Their relationship to the majority nationality varies, depending on how they are treated by the majority culture (New Zealand, China, the US, Canada, Australia, most of Latin America). Of course, imperial countries are crassly hypocritical in their recognition of, and sometimes military interference in, countries striving for independence. For example:

Kosovo, historically a Serbian homeland, but a more recent majority of Albanian immigrants demanded independence militarily. This war was endorsed and assisted by the US and its adherents and the newly independent Kosovo recognised by them. In an opposite model, the people of Crimea are in their majority of Russian nationality. In 1954 Soviet Premier Khrushchev re-assigned Crimea to Ukrainian administration within the arcane internal politics of the Soviet Union.
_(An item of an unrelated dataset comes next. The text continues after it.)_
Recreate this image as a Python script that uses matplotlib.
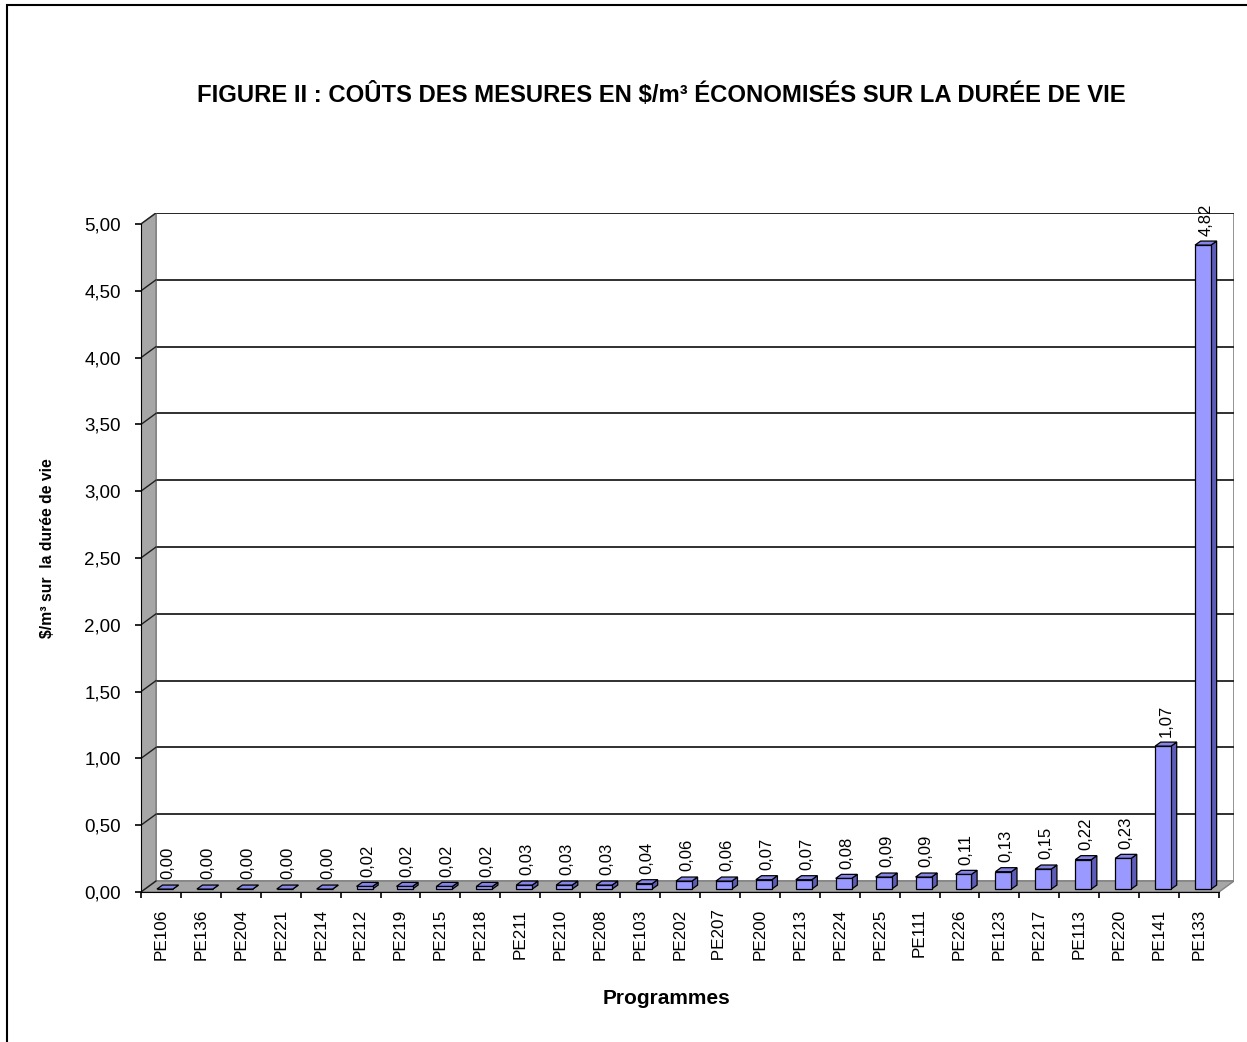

The return to Russian sovereignty is, of course, not recognised by the US & co.

As opposed to the alacrity with which the US and its auxiliaries recognised the new separated nations of Yugoslavia (Slovenia, Croatia, Bosnia/Herzegovina, Macedonia), leaving the Serbian rump of the old Yugoslavian federation, it rejected the same right of a number of new separated nations arising out of the breakup of the Soviet Union, thus:

Abkhazia (Abkhaz is the majority local language) separated from Georgia;

Nagorno-Karabahk (Artsakh is the local language and the population is of Christian orientation), separated from largely Muslim Azerbaijan to which administration it had been attached by Stalin;

South Ossetia (Ossetic, an Eastern Iranian tongue is the majority local language) separated itself from Georgia to which it had been incorporated by Stalin;

Transnistria (Russian is the majority local language) separated itself from Moldova (where they speak a Romanian dialect). The "West" recognises none of these countries. Hypocrisy 101.